Restate word for word the lines that begin the listing and end with the line holding "0.045, 0.03, 0.01, 0, 0];".

+ + +

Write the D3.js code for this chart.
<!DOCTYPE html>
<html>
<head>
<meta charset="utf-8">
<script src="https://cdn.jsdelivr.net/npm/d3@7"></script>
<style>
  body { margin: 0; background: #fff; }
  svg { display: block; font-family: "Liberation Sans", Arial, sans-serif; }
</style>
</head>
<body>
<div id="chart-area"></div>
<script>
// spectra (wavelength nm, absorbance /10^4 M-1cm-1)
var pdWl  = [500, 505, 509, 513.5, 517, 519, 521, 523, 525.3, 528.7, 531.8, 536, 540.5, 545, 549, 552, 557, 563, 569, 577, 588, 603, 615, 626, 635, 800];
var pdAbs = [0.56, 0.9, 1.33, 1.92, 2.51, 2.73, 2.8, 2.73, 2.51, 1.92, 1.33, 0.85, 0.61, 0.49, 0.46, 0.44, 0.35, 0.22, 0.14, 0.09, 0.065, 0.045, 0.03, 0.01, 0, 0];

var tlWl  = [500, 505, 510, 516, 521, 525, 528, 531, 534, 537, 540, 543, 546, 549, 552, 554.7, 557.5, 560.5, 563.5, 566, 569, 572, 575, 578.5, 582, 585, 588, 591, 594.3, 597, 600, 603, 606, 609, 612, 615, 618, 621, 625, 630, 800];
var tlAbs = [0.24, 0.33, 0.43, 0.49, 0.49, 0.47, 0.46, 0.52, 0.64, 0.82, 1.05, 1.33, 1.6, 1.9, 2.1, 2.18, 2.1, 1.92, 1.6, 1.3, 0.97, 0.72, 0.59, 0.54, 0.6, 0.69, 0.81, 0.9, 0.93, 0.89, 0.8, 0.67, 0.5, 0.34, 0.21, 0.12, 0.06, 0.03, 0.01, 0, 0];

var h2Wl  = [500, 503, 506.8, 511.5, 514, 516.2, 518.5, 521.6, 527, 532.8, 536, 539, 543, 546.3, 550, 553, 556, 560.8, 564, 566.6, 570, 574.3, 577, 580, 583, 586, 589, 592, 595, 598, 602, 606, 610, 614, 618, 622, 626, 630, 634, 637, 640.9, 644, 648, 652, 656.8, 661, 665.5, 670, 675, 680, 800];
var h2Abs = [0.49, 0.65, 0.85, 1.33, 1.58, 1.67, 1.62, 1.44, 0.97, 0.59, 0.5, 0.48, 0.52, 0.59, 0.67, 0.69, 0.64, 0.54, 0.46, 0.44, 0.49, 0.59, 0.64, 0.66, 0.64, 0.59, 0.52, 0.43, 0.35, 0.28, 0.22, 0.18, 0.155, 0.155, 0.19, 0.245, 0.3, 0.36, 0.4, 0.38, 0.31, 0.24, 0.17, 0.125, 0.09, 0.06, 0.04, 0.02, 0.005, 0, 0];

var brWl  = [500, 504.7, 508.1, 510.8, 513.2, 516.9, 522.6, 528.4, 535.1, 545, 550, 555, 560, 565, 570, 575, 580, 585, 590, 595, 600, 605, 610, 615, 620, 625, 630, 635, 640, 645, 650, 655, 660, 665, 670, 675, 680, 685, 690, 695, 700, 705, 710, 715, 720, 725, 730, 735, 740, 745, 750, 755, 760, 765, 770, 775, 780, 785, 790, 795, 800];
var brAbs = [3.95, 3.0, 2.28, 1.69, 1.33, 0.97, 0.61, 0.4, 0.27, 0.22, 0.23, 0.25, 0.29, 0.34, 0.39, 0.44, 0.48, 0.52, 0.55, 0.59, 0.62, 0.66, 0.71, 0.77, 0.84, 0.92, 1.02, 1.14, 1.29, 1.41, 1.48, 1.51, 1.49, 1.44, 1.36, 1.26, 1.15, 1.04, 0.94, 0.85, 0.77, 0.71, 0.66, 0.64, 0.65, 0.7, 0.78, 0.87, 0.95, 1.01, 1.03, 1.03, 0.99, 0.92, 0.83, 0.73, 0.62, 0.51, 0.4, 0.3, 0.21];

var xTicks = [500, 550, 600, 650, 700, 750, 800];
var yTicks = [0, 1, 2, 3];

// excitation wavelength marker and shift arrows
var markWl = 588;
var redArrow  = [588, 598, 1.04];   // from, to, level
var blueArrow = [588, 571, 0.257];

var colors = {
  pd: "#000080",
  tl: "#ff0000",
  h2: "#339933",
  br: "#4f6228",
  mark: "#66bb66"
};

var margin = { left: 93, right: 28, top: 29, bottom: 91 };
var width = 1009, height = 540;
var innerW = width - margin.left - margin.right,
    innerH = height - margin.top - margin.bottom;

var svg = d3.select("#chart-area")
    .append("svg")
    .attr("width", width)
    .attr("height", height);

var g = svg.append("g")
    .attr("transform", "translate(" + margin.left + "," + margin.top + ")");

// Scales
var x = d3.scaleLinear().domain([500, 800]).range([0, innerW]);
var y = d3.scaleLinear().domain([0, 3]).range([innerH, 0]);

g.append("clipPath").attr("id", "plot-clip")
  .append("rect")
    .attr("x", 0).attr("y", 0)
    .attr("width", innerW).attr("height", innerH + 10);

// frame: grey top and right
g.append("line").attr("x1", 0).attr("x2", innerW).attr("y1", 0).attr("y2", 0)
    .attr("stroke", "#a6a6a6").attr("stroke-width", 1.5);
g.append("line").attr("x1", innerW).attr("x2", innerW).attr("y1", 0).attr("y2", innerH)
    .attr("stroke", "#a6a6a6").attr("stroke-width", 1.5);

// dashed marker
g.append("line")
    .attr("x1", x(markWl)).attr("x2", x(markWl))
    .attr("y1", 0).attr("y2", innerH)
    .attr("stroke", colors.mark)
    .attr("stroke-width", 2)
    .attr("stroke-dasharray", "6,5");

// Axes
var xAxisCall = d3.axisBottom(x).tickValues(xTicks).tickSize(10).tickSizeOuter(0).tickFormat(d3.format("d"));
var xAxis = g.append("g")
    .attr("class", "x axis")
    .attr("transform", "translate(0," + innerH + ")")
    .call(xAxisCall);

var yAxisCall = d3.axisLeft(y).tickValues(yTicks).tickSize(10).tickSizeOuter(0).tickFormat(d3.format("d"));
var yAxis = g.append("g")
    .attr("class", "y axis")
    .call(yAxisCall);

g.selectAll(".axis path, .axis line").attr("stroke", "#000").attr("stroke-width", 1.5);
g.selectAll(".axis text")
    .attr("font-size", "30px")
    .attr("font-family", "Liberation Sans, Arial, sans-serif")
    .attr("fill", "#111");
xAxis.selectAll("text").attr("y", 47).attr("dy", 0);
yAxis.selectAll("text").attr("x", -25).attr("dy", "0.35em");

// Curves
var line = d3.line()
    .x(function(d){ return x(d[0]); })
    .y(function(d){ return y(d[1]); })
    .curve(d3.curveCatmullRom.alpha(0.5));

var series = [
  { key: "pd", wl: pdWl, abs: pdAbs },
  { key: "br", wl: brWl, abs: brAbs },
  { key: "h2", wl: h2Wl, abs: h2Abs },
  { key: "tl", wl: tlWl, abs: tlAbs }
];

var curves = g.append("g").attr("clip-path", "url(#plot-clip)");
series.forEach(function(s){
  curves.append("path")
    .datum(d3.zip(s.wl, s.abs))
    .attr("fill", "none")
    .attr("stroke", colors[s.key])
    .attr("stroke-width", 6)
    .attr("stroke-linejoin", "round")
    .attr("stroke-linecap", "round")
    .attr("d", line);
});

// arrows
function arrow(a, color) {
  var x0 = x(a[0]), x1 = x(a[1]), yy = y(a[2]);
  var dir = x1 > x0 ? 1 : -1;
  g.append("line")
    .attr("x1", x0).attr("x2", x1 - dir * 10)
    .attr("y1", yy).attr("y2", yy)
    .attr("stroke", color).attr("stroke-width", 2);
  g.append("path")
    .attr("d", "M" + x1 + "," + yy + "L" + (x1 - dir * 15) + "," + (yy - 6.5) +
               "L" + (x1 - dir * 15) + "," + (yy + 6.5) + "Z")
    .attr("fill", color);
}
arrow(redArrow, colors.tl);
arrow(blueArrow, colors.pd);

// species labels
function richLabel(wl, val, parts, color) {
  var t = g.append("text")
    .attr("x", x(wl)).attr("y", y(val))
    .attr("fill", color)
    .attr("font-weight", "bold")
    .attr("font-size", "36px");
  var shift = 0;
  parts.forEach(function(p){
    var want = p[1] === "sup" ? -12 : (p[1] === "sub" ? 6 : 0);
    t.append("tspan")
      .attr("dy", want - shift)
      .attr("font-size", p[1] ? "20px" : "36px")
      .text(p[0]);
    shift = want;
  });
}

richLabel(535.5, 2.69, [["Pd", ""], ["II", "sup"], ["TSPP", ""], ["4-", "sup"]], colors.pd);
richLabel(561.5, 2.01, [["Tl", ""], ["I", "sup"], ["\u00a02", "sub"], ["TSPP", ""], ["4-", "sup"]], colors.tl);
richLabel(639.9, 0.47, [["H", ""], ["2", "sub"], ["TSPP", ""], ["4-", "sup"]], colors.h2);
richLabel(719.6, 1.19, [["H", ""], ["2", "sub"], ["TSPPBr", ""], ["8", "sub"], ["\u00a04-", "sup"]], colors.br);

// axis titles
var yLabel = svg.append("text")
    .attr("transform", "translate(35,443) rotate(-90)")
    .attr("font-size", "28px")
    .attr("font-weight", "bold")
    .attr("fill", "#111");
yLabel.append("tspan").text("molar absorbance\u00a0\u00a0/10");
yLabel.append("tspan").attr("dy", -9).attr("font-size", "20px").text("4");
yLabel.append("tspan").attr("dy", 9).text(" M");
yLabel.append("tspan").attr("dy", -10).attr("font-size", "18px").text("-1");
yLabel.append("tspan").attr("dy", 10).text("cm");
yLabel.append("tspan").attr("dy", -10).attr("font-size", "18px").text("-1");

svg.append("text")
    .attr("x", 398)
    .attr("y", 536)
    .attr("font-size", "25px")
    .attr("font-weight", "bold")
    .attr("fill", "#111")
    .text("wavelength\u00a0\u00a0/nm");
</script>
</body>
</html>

+ + +

**REPLY TO THE EXERCISE**
Write the D3.js code for this chart.
<!DOCTYPE html>
<html>
<head>
<meta charset="utf-8">
<script src="https://cdn.jsdelivr.net/npm/d3@7"></script>
<style>
  body { margin: 0; background: #fff; }
  svg { display: block; font-family: "Liberation Sans", Arial, sans-serif; }
</style>
</head>
<body>
<div id="chart-area"></div>
<script>
// spectra (wavelength nm, absorbance /10^4 M-1cm-1)
var pdWl  = [500, 505, 509, 513.5, 517, 519, 521, 523, 525.3, 528.7, 531.8, 536, 540.5, 545, 549, 552, 557, 563, 569, 577, 588, 603, 615, 626, 635, 800];
var pdAbs = [0.56, 0.9, 1.33, 1.92, 2.51, 2.73, 2.8, 2.73, 2.51, 1.92, 1.33, 0.85, 0.61, 0.49, 0.46, 0.44, 0.35, 0.22, 0.14, 0.09, 0.065, 0.045, 0.03, 0.01, 0, 0];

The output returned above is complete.